Na verdade, a misteriosa caixa é uma moderna cigarreira, com um botãozinho que faz abrir a sua tampa por meio de um sofisticado dispositivo. Trata-se de um objecto que classificaria de bondiano, tanto ao nível da classe e elegância como da funcionalidade prática: carregas no botão et voilá, os teus cigarros.
Desde que comecei a fumar cigarros de enrolar que a minha vida de Benfiquista se complicou. Seja no Estádio ou na taberna, sempre que estou a ver a bola sinto uma necessidade quase compulsiva de fumar. Dantes, tal não representava problema ou incómodo, fumar era fácil: abria o maço de cigarros e tirava um. Hoje em dia, perco tempo, atenção e muitos cigarros, porque me saem nervosamente tortos, às vezes rasgados, cheios de barrigas e mal selados, porque, enquanto vejo o Benfica, as minhas capacidades cognitivas e motoras tornam-se concentradamente eficientes: articulo um discurso bastante direccionado e reduzido, assente, sobretudo, em vernáculo do mais reles; as mãos servem-me ora para fazer o sinal de "mais uma, shôr Manel", ora para bater na própria perna com frustração, ora para as erguer no ar em sinal de que foi golo e eu estou muito contente. O cérebro, esse, reconfigura-se numa parafernália de possibilidades tácticas com setinhas de várias cores e pontos luminosos que indicam situações de alerta: um jogador desmarcado, um adversário em off-side, um guarda-redes mal posicionado, uma mão na bola, um golo à espera de acontecer. Todas as restantes funções a que tenho direito e que, em circunstâncias não futebolísticas, executo com razoável destreza, são automatizadas e deixam de ser da minha responsabilidade. Entre elas, inclui-se a de enrolar cigarros. Esta cigarreira tem tudo para mudar a minha vida. E hoje é um bom dia para mudar a minha vida.
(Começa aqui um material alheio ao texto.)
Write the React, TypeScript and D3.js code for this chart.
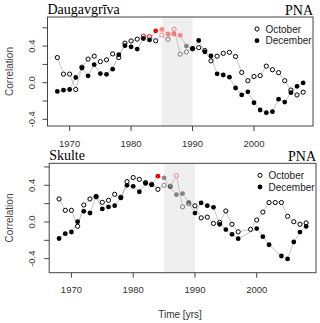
import React from 'react';
import { scaleLinear } from 'd3';

// years on the x axis
const years = [
  1968, 1969, 1970, 1971, 1972, 1973, 1974, 1975, 1976, 1977,
  1978, 1979, 1980, 1981, 1982, 1983, 1984, 1985, 1986, 1987,
  1988, 1989, 1990, 1991, 1992, 1993, 1994, 1995, 1996, 1997,
  1998, 1999, 2000, 2001, 2002, 2003, 2004, 2005, 2006, 2007, 2008,
];

// Daugavgriva correlations
const daugOctober = [
  0.275, 0.094, 0.094, -0.074, 0.17, 0.258, 0.29, 0.23, 0.25, 0.315,
  0.275, 0.432, 0.456, 0.476, 0.508, 0.503, 0.458, 0.521, 0.474, 0.583,
  0.312, 0.336, 0.37, 0.383, 0.352, 0.238, 0.29, 0.321, 0.332, 0.286,
  0.112, 0.022, 0.068, 0.077, 0.181, 0.142, 0.11, 0.022, -0.08, -0.134, -0.104,
];
const daugDecember = [
  -0.095, -0.082, -0.074, 0.057, 0.16, 0.075, 0.197, 0.1, 0.092, 0.148,
  0.306, 0.405, 0.392, 0.368, 0.483, 0.467, 0.566, 0.582, 0.532, 0.532,
  0.518, 0.4, 0.376, 0.461, 0.338, 0.292, 0.097, 0.084, 0.06, -0.058,
  -0.134, -0.1, -0.219, -0.298, -0.328, -0.317, -0.18, -0.212, -0.109, -0.04, -0.002,
];

// Skulte correlations (null = no value that year)
const skulOctober = [
  0.251, 0.127, 0.127, -0.047, 0.185, 0.251, 0.275, 0.214, 0.236, 0.302,
  0.27, 0.44, 0.485, 0.465, 0.43, 0.41, 0.356, 0.4, 0.39, 0.505,
  0.165, 0.2, 0.176, 0.045, 0.053, -0.016, -0.005, 0.12, -0.025, -0.107,
  null, -0.08, 0.022, 0.108, 0.212, 0.212, 0.212, 0.062, 0.003, -0.025, -0.01,
];
const skulDecember = [
  -0.18, -0.127, -0.109, 0.003, 0.116, 0.098, 0.28, 0.142, 0.164, 0.178,
  0.262, 0.4, 0.389, 0.33, 0.42, 0.405, 0.5, 0.48, 0.383, 0.298,
  0.31, 0.213, 0.097, 0.208, 0.178, 0.16, -0.025, -0.083, -0.135, -0.182,
  null, null, -0.072, -0.16, -0.248, null, -0.371, -0.403, -0.218, -0.11, -0.048,
];

const yTicks = [-0.4, -0.2, 0, 0.2, 0.4, 0.6];
const yLabelled = [-0.4, 0, 0.4];
const xTicks = [1970, 1980, 1990, 2000];
const shadeYears = [1985, 1990];
const seriesNames = ['October', 'December'];

const panels = [
  {
    key: 'daug', station: 'Daugavgrīva', index: 'PNA',
    october: daugOctober, december: daugDecember,
    left: 47.5, right: 313, top: 17, bottom: 126, yDomain: [-0.473, 0.718],
  },
  {
    key: 'skul', station: 'Skulte', index: 'PNA',
    october: skulOctober, december: skulDecember,
    left: 49.2, right: 316, top: 163.3, bottom: 272.7, yDomain: [-0.553, 0.64],
  },
];

const sans = '"Liberation Sans", Arial, sans-serif';
const serif = '"Liberation Serif", "Times New Roman", serif';
const R = 2.1;

function pointStyle(yr, v) {
  const colour = v >= 0.5 ? '#ff0000' : '#000000';
  const faded = yr >= 1985 && yr <= 1989;
  return { colour, opacity: faded ? 0.45 : 1 };
}

function Panel({ p }) {
  const x = scaleLinear().domain([1966.4, 2009.6]).range([p.left, p.right]);
  const y = scaleLinear().domain(p.yDomain).range([p.bottom, p.top]);

  const toPts = (vals) =>
    years
      .map((yr, i) => ({ yr, v: vals[i] }))
      .filter((d) => d.v !== null && d.v !== undefined)
      .map((d) => ({ ...d, px: x(d.yr), py: y(d.v) }));

  const oct = toPts(p.october);
  const dec = toPts(p.december);

  // type="b": segments with a small gap round each point
  const segs = (pts) => {
    const out = [];
    for (let i = 1; i < pts.length; i++) {
      const a = pts[i - 1];
      const b = pts[i];
      const dx = b.px - a.px;
      const dy = b.py - a.py;
      const len = Math.hypot(dx, dy);
      const g = 2.6;
      if (len <= 2 * g) continue;
      const ux = dx / len;
      const uy = dy / len;
      out.push([a.px + ux * g, a.py + uy * g, b.px - ux * g, b.py - uy * g]);
    }
    return out;
  };

  const lx = p.right - 56;

  return (
    <g>
      <rect
        x={x(shadeYears[0])}
        y={p.top}
        width={x(shadeYears[1]) - x(shadeYears[0])}
        height={p.bottom - p.top}
        fill="#efefef"
      />
      {[...segs(oct), ...segs(dec)].map((s, i) => (
        <line key={`s${i}`} x1={s[0]} y1={s[1]} x2={s[2]} y2={s[3]} stroke="#c4c4c4" strokeWidth={1} />
      ))}
      {oct.map((d) => {
        const st = pointStyle(d.yr, d.v);
        return (
          <circle key={`o${d.yr}`} cx={d.px} cy={d.py} r={R} fill="none"
            stroke={st.colour} strokeOpacity={st.opacity} strokeWidth={1} />
        );
      })}
      {dec.map((d) => {
        const st = pointStyle(d.yr, d.v);
        return (
          <circle key={`d${d.yr}`} cx={d.px} cy={d.py} r={R + 0.3}
            fill={st.colour} fillOpacity={st.opacity} />
        );
      })}

      <rect x={p.left} y={p.top} width={p.right - p.left} height={p.bottom - p.top}
        fill="none" stroke="#444" strokeWidth={1} />

      {yTicks.map((t) => (
        <line key={`yt${t}`} x1={p.left - 5} x2={p.left} y1={y(t)} y2={y(t)} stroke="#444" />
      ))}
      {yLabelled.map((t) => (
        <text key={`yl${t}`} transform={`translate(35,${y(t)}) rotate(-90)`}
          textAnchor="middle" fontFamily={sans} fontSize={9.5} fill="#333">
          {t.toFixed(1)}
        </text>
      ))}
      {xTicks.map((t) => (
        <g key={`xt${t}`}>
          <line x1={x(t)} x2={x(t)} y1={p.bottom} y2={p.bottom + 5} stroke="#444" />
          <text x={x(t)} y={p.bottom + 20.5} textAnchor="middle" fontFamily={sans} fontSize={9.5} fill="#333">
            {t}
          </text>
        </g>
      ))}

      <text transform={`translate(12.5,${(p.top + p.bottom) / 2}) rotate(-90)`}
        textAnchor="middle" fontFamily={sans} fontSize={10} fill="#444">
        Correlation
      </text>

      <text x={p.left} y={p.top - 3.5} fontFamily={serif} fontSize={14} fill="#000">{p.station}</text>
      <text x={p.right} y={p.top - 2.5} textAnchor="end" fontFamily={serif} fontSize={14} fill="#000">{p.index}</text>

      <circle cx={lx} cy={p.top + 12} r={R} fill="none" stroke="#000" strokeWidth={1} />
      <circle cx={lx} cy={p.top + 23.7} r={R + 0.3} fill="#000" />
      {seriesNames.map((n, i) => (
        <text key={n} x={lx + 8.5} y={p.top + 15.5 + i * 11.7} fontFamily={sans} fontSize={10} fill="#222">
          {n}
        </text>
      ))}
    </g>
  );
}

export default function App() {
  return (
    <svg width={320} height={323} style={{ position: 'absolute', left: 0, top: 0, background: '#fff' }}>
      {panels.map((p) => (
        <Panel key={p.key} p={p} />
      ))}
      <text x={180} y={318} textAnchor="middle" fontFamily={sans} fontSize={10} fill="#333">
        Time [yrs]
      </text>
    </svg>
  );
}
Enquanto preparava a remessa para logo, reparei num detalhe interessante: as mortalhas são feitas em Barcelona. Ampliando a foto, podem confirmar o que digo. Isto tem de ter um significado. O que é que vamos fazer com os de Barcelona? Eu vou, no mínimo, fumá-los. Há aqui uma garantia de de supremacia.
Não vou ver o jogo no Estádio. Um conjunto de atrasos, hesitações e questões ditou que, até ontem, eu não tivesse comprado bilhete. Sei que ainda restam alguns, muito poucos. Pelo menos, restavam até há pouco. Mas não vou comprar. Não quero ir. Há aqui um lado místico. Em 2010, quando, a meio da época, me apercebi de que não tinha ido ao Estádio uma única vez, pensei «se isto está a correr tão bem, o melhor é não complicar: em equipa que ganha não se mexe». Fomos campeões. Não vi ao vivo a melhor equipa do Benfica dos últimos largos anos, mas o sacrifício foi largamente compensado. Não sei se a história se repete, mas a minha táctica para hoje é a mesma: vejo a bola na Típica, a fumar cigarros de enrolar feitos com premeditação, como bom homem prevenido. Prefiro deixar o momento eventualmente histórico e provavelmente belo para todos os outros que, sortudos, lá vão estar, muitos deles vindos de longe para ver o grande jogo diante da melhor equipa da história. A verdade é que hoje não faço assim tanta falta ao Benfica - hoje são muitos os Benfiquistas no Estádio. Sábado, diante do Beira-Mar, quando formos 25 ou 30 mil, farei mais falta. E, então, lá estarei.
Espero perder um momento Glorioso e verdadeiramente inesquecível. É tudo o que peço. Hoje é um bom dia para ter um dia diferente. Para começar, vou estrear a minha cigarreira para poder seguir com mais atenção, melhores cigarros e o fervor de um devoto em exclusivo o que se passa no campo.
2 comentários:
Como eu te compreendo Diego.
Não sei onde concordo mais, se na questão do tabaco, se na "equipa que não se mexe"... e logo eu que não sou supersticioso... ;)
foi um prazer ler isto. VAMOS FUMÁ-LOS, CARALHO!